> [THE TASK]
Quote, with no changes, the lines that run from the top of the material to the line with "const yTickValues = [-220, -200, -180, -160, -140, -120];", both included.

> [COLLECTED MATERIAL]
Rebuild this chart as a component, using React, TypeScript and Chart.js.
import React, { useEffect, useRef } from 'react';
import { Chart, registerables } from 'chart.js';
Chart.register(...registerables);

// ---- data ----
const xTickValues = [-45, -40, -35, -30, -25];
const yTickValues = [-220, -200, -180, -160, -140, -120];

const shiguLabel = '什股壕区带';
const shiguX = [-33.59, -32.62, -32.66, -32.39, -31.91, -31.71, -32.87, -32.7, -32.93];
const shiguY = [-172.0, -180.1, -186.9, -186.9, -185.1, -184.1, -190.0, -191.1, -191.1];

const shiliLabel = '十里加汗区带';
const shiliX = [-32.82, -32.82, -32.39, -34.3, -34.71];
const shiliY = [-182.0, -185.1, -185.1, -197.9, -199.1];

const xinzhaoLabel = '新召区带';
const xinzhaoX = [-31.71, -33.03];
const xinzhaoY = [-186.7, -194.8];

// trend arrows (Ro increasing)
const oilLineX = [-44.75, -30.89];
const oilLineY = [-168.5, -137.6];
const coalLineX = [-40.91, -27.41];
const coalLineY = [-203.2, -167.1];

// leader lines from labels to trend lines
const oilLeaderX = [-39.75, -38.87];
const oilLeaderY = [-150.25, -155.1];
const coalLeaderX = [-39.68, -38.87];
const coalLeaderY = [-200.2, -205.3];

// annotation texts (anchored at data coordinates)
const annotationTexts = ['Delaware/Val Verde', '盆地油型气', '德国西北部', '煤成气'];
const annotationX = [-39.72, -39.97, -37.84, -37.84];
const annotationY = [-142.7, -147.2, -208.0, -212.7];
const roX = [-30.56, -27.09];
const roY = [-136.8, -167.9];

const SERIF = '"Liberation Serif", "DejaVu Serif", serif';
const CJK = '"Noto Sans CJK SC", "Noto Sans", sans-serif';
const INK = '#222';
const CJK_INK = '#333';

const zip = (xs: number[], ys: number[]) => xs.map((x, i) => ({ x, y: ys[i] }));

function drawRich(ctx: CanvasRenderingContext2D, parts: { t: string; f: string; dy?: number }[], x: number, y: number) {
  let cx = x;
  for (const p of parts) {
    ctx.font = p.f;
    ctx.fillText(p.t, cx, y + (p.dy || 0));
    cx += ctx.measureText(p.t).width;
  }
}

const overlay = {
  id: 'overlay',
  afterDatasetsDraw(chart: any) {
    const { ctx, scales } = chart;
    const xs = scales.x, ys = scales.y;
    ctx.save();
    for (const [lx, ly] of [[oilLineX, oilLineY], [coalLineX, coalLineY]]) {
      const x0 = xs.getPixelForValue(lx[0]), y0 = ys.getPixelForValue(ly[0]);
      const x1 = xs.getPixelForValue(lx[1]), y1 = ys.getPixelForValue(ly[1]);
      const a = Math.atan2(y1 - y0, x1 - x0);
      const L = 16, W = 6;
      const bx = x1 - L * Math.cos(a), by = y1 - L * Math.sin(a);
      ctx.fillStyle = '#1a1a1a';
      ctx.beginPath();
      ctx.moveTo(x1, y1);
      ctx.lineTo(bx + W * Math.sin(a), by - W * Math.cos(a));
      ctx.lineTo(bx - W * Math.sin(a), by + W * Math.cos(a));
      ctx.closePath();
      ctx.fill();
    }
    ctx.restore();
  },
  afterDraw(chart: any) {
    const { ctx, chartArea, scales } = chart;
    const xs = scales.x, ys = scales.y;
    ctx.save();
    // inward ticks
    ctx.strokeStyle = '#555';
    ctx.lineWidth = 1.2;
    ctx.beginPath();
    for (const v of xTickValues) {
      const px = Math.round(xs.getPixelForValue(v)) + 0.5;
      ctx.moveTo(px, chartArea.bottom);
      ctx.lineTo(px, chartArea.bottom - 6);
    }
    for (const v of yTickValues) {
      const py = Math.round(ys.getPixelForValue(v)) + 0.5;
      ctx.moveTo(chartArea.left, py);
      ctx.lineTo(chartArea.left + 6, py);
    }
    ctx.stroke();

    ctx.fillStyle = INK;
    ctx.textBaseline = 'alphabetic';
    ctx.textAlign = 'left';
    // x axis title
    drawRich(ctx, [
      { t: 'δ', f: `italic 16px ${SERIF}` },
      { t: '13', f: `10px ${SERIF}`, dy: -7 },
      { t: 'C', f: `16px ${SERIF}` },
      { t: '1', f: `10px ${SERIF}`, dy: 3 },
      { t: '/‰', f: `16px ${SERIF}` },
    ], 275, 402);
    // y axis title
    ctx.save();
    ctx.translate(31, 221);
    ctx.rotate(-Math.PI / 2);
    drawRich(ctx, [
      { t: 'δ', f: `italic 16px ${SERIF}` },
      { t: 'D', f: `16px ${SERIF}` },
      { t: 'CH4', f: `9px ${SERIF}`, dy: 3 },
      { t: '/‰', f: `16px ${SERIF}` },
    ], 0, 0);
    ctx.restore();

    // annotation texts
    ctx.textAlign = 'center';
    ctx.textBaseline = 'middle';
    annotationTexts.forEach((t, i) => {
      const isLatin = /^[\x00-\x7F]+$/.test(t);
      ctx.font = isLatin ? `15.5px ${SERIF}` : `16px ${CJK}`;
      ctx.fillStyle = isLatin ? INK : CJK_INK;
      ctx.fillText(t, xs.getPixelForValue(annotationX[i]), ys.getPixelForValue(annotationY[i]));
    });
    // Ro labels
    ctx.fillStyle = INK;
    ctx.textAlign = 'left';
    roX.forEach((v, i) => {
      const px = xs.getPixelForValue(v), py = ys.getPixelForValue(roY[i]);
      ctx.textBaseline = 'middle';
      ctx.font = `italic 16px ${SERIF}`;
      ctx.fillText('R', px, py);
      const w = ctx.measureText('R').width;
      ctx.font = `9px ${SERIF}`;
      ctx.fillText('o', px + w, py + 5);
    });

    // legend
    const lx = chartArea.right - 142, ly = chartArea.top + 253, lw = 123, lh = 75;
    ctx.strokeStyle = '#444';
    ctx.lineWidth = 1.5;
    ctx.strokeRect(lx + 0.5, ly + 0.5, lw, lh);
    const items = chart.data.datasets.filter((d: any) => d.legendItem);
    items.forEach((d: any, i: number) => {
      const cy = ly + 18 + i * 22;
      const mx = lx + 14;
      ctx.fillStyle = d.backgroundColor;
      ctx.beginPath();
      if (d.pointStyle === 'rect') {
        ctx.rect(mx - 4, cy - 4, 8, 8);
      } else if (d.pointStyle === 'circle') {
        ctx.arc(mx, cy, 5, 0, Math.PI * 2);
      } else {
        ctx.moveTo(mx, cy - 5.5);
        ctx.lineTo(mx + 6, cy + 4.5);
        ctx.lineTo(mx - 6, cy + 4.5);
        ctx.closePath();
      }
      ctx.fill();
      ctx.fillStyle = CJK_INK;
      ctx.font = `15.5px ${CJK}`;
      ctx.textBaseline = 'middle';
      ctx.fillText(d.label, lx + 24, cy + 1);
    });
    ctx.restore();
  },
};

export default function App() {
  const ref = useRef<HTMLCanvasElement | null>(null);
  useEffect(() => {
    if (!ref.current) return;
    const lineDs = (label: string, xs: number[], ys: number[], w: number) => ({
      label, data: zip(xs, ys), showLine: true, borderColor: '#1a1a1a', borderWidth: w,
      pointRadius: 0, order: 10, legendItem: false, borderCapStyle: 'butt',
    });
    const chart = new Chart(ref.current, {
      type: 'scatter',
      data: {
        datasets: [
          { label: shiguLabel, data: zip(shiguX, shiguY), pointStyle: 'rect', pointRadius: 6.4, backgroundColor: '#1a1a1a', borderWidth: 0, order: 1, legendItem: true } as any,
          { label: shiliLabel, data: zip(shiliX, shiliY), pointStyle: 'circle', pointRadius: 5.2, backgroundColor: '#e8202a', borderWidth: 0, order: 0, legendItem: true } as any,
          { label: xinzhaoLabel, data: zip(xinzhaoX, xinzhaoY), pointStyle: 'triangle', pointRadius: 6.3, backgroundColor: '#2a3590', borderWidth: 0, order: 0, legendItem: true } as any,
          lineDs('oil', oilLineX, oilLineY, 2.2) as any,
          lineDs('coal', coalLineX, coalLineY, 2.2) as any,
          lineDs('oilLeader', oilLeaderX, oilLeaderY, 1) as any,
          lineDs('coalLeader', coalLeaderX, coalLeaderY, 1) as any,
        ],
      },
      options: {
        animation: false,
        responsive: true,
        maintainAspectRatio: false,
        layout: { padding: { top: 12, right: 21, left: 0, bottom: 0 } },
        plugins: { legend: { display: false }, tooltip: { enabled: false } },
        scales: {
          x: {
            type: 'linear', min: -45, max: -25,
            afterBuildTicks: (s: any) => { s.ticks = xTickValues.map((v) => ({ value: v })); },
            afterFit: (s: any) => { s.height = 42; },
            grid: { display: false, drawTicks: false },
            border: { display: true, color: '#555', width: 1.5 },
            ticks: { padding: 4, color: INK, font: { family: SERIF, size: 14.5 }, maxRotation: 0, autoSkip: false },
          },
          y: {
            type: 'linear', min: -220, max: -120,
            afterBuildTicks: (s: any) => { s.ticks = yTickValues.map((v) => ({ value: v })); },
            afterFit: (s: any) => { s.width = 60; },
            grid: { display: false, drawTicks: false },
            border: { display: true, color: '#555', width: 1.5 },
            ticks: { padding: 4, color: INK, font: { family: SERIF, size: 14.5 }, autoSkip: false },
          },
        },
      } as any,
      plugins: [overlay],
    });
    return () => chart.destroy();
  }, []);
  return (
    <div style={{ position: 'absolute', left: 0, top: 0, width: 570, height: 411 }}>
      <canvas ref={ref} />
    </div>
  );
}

> [WORKED SOLUTION]
Rebuild this chart as a component, using React, TypeScript and Chart.js.
import React, { useEffect, useRef } from 'react';
import { Chart, registerables } from 'chart.js';
Chart.register(...registerables);

// ---- data ----
const xTickValues = [-45, -40, -35, -30, -25];
const yTickValues = [-220, -200, -180, -160, -140, -120];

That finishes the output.